SCC ruling clarifies enforceability of domestic contracts

Case dealt with a separating couple's property-division agreement

SCC ruling clarifies enforceability of domestic contracts
David Couture, Legal Aid Regina Rural Office

In ruling that a separation agreement signed without legal advice is binding, the Supreme Court of Canada has emphasized that domestic contracts, while presenting unique concerns, should be encouraged by the courts.

In Anderson v. Anderson, 2023 SCC 13, a unanimous seven-judge panel found the agreement, which divided the property of the separating spouses, is fair and equitable considering the criteria and objectives of Saskatchewan’s Family Property Act.

For several years, family lawyers have understood that when dealing with family property, parties must sign any contract with a lawyer present, and the agreement must meet certain standards for the courts to give it substantial weight, says David Couture, who acted for the husband. The ruling will make it easier to enforce agreements that do not meet those “strict formalities,” he says.

“Even though it's Saskatchewan-specific legislation, there's similar legislation across the country, so I think it is going to have broader impact,” says Couture, who is legal director at the Legal Aid Regina Rural Office.

The ruling clarifies confusion surrounding the SCC’s previous ruling in Miglin v. Miglin, 2003 SCC 24, he says. The court found that it is incorrect to take the analysis from Miglin, which concerns spousal-support agreements under the Divorce Act, and apply it more broadly to other domestic contracts. Saskatchewan’s Court of Appeal had applied Miglin to the property arrangement in Anderson.

“I think the case history here, as well as many other cases from across the country, was demonstrative of the confusion that lawyers and judges had on that point. It really wasn't completely clear.”

When the Andersons ended their marriage after three years, they executed a separation agreement without any financial disclosure or independent legal advice. The agreement gave each party the property held in their name and ceded any rights to the property held by the other, aside from the family home and household goods.

After the wife asked for a divorce, the husband sought property division and argued that the agreement should be scrapped because they signed it without legal advice and under duress. The trial judge agreed with the husband, ruled the agreement was non-binding, and equalized family property under Saskatchewan’s Family Property Act, which required that the wife pay the husband $90,000.

The Court of Appeal set aside the division of property and applied the framework from Miglin. The court found that the agreement should be given weight. While the SCC agreed with the appeal court that the Andersons’ agreement was binding, it disagreed with its application of Miglin.
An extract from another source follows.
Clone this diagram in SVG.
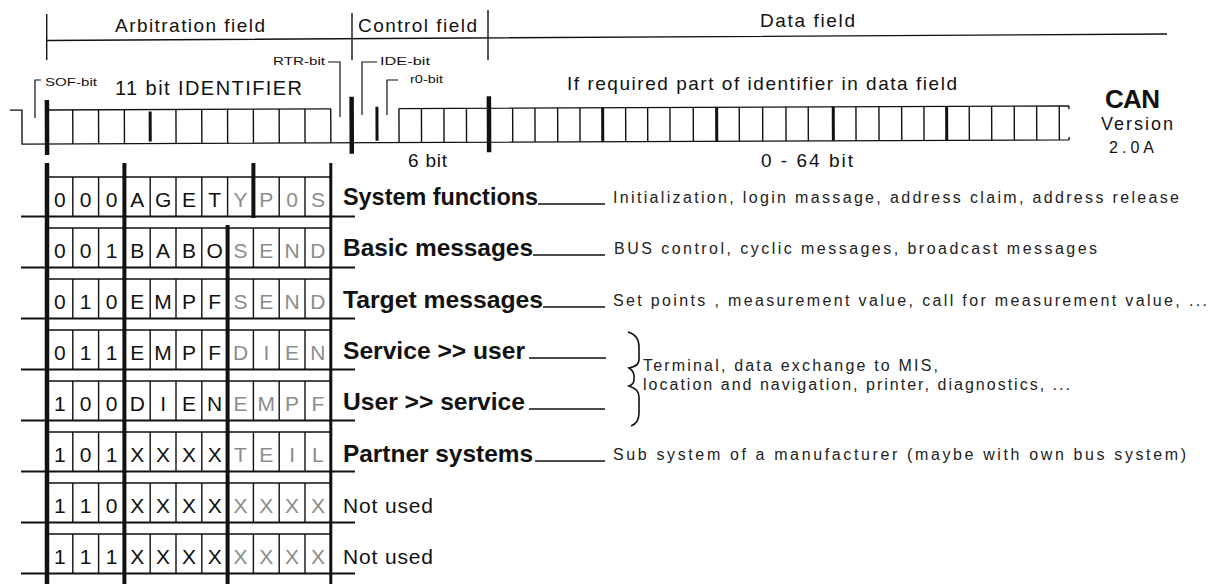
<svg xmlns="http://www.w3.org/2000/svg" width="1212" height="584" viewBox="0 0 1212 584">
<style>
text{font-family:"Liberation Sans",Arial,sans-serif;fill:#111}
.ln{stroke:#111;stroke-width:1.4;fill:none}
.br{stroke:#111;stroke-width:1.2;fill:none}
.med{stroke:#111;stroke-width:3;fill:none}
.thk{stroke:#111;stroke-width:4.5;fill:none}
.hd{font-size:19px}
.sm{font-size:11px}
.cell{font-size:21px;text-anchor:middle}
.g{fill:#8c8c8c}
.lbl{font-size:24px;font-weight:bold}
.nu{font-size:21px}
.desc{font-size:16px;fill:#222}
</style>
<defs>
<g id="rowgrid">
<path class="ln" d="M47,0H330.8M72.8,0V39.5M98.6,0V39.5M150.2,0V39.5M176,0V39.5M201.8,0V39.5M227.6,0V39.5M253.4,0V39.5M279.2,0V39.5M305,0V39.5"/>
<path d="M21,39.5H355" stroke="#111" stroke-width="2" fill="none"/>
</g>
</defs>
<rect width="1212" height="584" fill="#fff"/>

<g id="header">
<path class="ln" d="M46.7,14V60M352,13V60M488,10V60M46,40.5L1167,34"/>
<text class="hd" x="115" y="32" textLength="150" lengthAdjust="spacing">Arbitration field</text>
<text class="hd" x="358" y="32" textLength="119" lengthAdjust="spacing">Control field</text>
<text class="hd" x="760" y="27" textLength="95" lengthAdjust="spacing">Data field</text>
</g>

<g id="bitstream" transform="rotate(-0.23 47 127)">
<path class="ln" d="M10,110H22V144H1069M47,110H330.8M399,110H1069M1069,110v3M1069,144v-3"/>
<path class="ln" d="M72.8,110V144M98.6,110V144M124.4,110V144M176,110V144M201.8,110V144M227.6,110V144M253.4,110V144M279.2,110V144M305,110V144M330.8,110V144M399,110V144M421.5,110V144M444,110V144M466.5,110V144M512.7,110V144M535,110V144M557.7,110V144M580,110V144M625.7,110V144M647.7,110V144M670,110V144M693.3,110V144M739.3,110V144M762.7,110V144M786,110V144M808.3,110V144M856,110V144M879,110V144M901.7,110V144M924,110V144M969.3,110V144M991.7,110V144M1014.3,110V144M1036.7,110V144M1059.3,110V144"/>
<path class="med" d="M150.2,112V142M377,108V142M602.7,110V144M716.7,110V144M833.3,110V144M946.7,110V144"/>
<path class="thk" d="M47,100V155M351.7,98V155M489,98V154"/>
</g>

<g id="bit-labels">
<path class="br" d="M41,80H35V118M328,62H340V117M377,62H362V115M398,80H387V115"/>
<text class="sm" x="45" y="86" textLength="52" lengthAdjust="spacingAndGlyphs">SOF-bit</text>
<text class="sm" x="273" y="65" textLength="52" lengthAdjust="spacingAndGlyphs">RTR-bit</text>
<text class="sm" x="380" y="65" textLength="50" lengthAdjust="spacingAndGlyphs">IDE-bit</text>
<text class="sm" x="410" y="83" textLength="33" lengthAdjust="spacingAndGlyphs">r0-bit</text>
<text style="font-size:20px" x="115" y="95" textLength="187" lengthAdjust="spacing">11 bit IDENTIFIER</text>
<text class="hd" x="567" y="90" textLength="390" lengthAdjust="spacing">If required part of identifier in data field</text>
<text class="hd" x="408" y="167" textLength="39" lengthAdjust="spacing">6 bit</text>
<text class="hd" x="761" y="167" textLength="92" lengthAdjust="spacing">0 - 64 bit</text>
</g>

<g id="can-version">
<text x="1105" y="108" style="font-size:26px;font-weight:bold" textLength="55" lengthAdjust="spacing">CAN</text>
<text x="1101" y="130" style="font-size:18px" textLength="72" lengthAdjust="spacing">Version</text>
<text x="1109" y="153" style="font-size:16px" textLength="45" lengthAdjust="spacing">2.0A</text>
</g>

<g id="table-grid">
<use href="#rowgrid" y="177"/>
<use href="#rowgrid" y="228"/>
<use href="#rowgrid" y="279"/>
<use href="#rowgrid" y="330"/>
<use href="#rowgrid" y="381"/>
<use href="#rowgrid" y="432"/>
<use href="#rowgrid" y="483"/>
<use href="#rowgrid" y="534"/>
<path d="M47,163V584" stroke="#111" stroke-width="4.5"/>
<path d="M124.4,163V584M253.4,163V218M227.6,225V584" stroke="#111" stroke-width="4"/>
<path d="M330.8,163V584" stroke="#111" stroke-width="3"/>
</g>

<g id="row-system">
<text class="cell" y="207"><tspan x="59.9 85.7 111.5 137.3 163.1 188.9 214.7">000AGET</tspan><tspan class="g" x="240.5 266.3 292.1 317.9">YP0S</tspan></text>
<text class="lbl" x="343" y="205" textLength="195" lengthAdjust="spacingAndGlyphs">System functions</text>
<text class="desc" x="613" y="203" textLength="566" lengthAdjust="spacing">Initialization, login massage, address claim, address release</text>
</g>
<g id="row-basic">
<text class="cell" y="258"><tspan x="59.9 85.7 111.5 137.3 163.1 188.9 214.7">001BABO</tspan><tspan class="g" x="240.5 266.3 292.1 317.9">SEND</tspan></text>
<text class="lbl" x="343" y="256" textLength="190" lengthAdjust="spacingAndGlyphs">Basic messages</text>
<text class="desc" x="614" y="254" textLength="483" lengthAdjust="spacing">BUS control, cyclic messages, broadcast messages</text>
</g>
<g id="row-target">
<text class="cell" y="309"><tspan x="59.9 85.7 111.5 137.3 163.1 188.9 214.7">010EMPF</tspan><tspan class="g" x="240.5 266.3 292.1 317.9">SEND</tspan></text>
<text class="lbl" x="343" y="308" textLength="200" lengthAdjust="spacingAndGlyphs">Target messages</text>
<text class="desc" x="613" y="306" textLength="594" lengthAdjust="spacing">Set points , measurement value, call for measurement value, ...</text>
</g>
<g id="row-service-user">
<text class="cell" y="360"><tspan x="59.9 85.7 111.5 137.3 163.1 188.9 214.7">011EMPF</tspan><tspan class="g" x="240.5 266.3 292.1 317.9">DIEN</tspan></text>
<text class="lbl" x="343" y="359" textLength="182" lengthAdjust="spacingAndGlyphs">Service &gt;&gt; user</text>
</g>
<g id="row-user-service">
<text class="cell" y="411"><tspan x="59.9 85.7 111.5 137.3 163.1 188.9 214.7">100DIEN</tspan><tspan class="g" x="240.5 266.3 292.1 317.9">EMPF</tspan></text>
<text class="lbl" x="343" y="410" textLength="182" lengthAdjust="spacingAndGlyphs">User &gt;&gt; service</text>
</g>
<g id="service-desc">
<path class="ln" style="stroke-width:1.6" d="M628,332Q639,335 639,347V360Q639,366 629,368Q634,371 634,376V380Q634,384 629,386Q639,389 639,397V413Q639,423 631,426"/>
<text class="desc" x="643" y="371" textLength="295" lengthAdjust="spacing">Terminal, data exchange to MIS,</text>
<text class="desc" x="643" y="390" textLength="427" lengthAdjust="spacing">location and navigation, printer, diagnostics, ...</text>
</g>
<g id="row-partner">
<text class="cell" y="462"><tspan x="59.9 85.7 111.5 137.3 163.1 188.9 214.7">101XXXX</tspan><tspan class="g" x="240.5 266.3 292.1 317.9">TEIL</tspan></text>
<text class="lbl" x="343" y="462" textLength="190" lengthAdjust="spacingAndGlyphs">Partner systems</text>
<text class="desc" x="613" y="460" textLength="573" lengthAdjust="spacing">Sub system of a manufacturer (maybe with own bus system)</text>
</g>
<g id="row-unused-1">
<text class="cell" y="513"><tspan x="59.9 85.7 111.5 137.3 163.1 188.9 214.7">110XXXX</tspan><tspan class="g" x="240.5 266.3 292.1 317.9">XXXX</tspan></text>
<text class="nu" x="343" y="513" textLength="90" lengthAdjust="spacing">Not used</text>
</g>
<g id="row-unused-2">
<text class="cell" y="564"><tspan x="59.9 85.7 111.5 137.3 163.1 188.9 214.7">111XXXX</tspan><tspan class="g" x="240.5 266.3 292.1 317.9">XXXX</tspan></text>
<text class="nu" x="343" y="564" textLength="90" lengthAdjust="spacing">Not used</text>
</g>

<g id="connectors">
<path class="ln" d="M538,204H605M533,255H605M543,307H605M529,358H606M529,409H605M535,461H605"/>
</g>
</svg>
“Courts must approach family law settlements with a view to balancing the values of contractual autonomy and certainty with concerns of fairness,” said Justice Andromache Karakatsanis, who wrote the reasons for the SCC. “In essence, courts must review domestic contracts with particular sensitivity to the vulnerabilities that can arise in the family law context, without presuming that spouses lack the agency to contract simply because the agreement was negotiated in an emotionally stressful context.”